In 1821, Caesar, a servant of John Blackwell, joined the Antioch church by experience and baptism. Two years after he was licensed by the church to preach the Gospel, and in 1827, he was solemnly ordained to the ministry by a Presbytery consisting of elders Harris, Davis, McLemore and Harrod. ... After he became the property of the Association, he made his home at Rev. Jas. McLemore's, who
owned his wife and only child. He was furnished with a horse to ride--and had an extensive library of books, and as he had been taught in early life to read and write, he spent his time, when not otherwise employed, in reading and study. 'Uncle Caesar' was an excellent mechanic, and before his strength failed, he devoted a part of his time working for the neighbors, who rewarded him liberally for his services. While thus engaged with his hands, he was in the habit of having his Bible, or some other good book before him, and occasionally reading a paragraph for study and meditation, and in this way he acquired much of that knowledge which elevated him above others of his race. As a preacher of the Gospel, 'Uncle Caesar' had few superiors in his day and generation.

Caesar's Death and Posthumous Recollections

The ABA trustees reported on "our late colored brother, Caesar." The report was referred to the Committee on Documents, which encouraged the trustees to finalize Caesar's affairs by the next year and to expend the necessary money for a tombstone. Caesar's affairs were not resolved, and the tombstone had not even been ordered. Once again the trustees were encouraged to bring the matter to closure.
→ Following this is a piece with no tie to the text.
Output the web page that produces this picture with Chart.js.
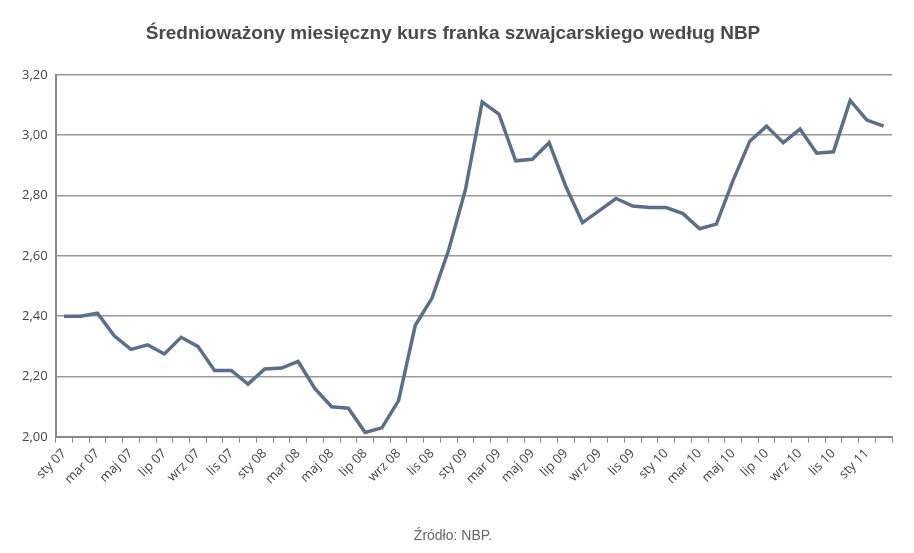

When Caesar died in 1845, the ABA took note of his death and did so with profound appreciation. His trustees were authorized to sell his house and real estate in Montgomery. The proceeds were used to furnish his grave with a marble slab inscribed:


Sacred to the Memory of
REV. CAESAR BLACKWELL,
Who departed this life Oct. 10, 1845.
in the 76th year of his age.
He was a colored man, and a slave;
But he rose above his condition, and
was for 40 years a faithful and acceptable
preacher of the Gospel.
The stone is reared as a tribute of respect to his memory, by his brethren of The Alabama Baptist Association.

The marble slab today is obscured by shrubs only a few feet outside the fence that encloses the McLemore-Taylor Cemetery located in the posh neighborhood of Greystone in East Montgomery.

In remembering Caesar, one person wrote with much fondness:
When I used to see old Caesar coming down the lane to my father's house, Saturday evenings, that he might preach at the log church not far away the next day, I used to run with all my might to meet him. He would lift me from the ground and place me near the mule's wet ears and I would embrace and kiss old Caesar. I was only a child, but with the frosts of many winters on my head, whiter now than was old Caesar's then, I still love the memory and cherish it
as did my father and mother, till they, as I am, grew old and with old Caesar joined.., angels, whose melody doubtless provoked the celestial conflict of which I was dreaming.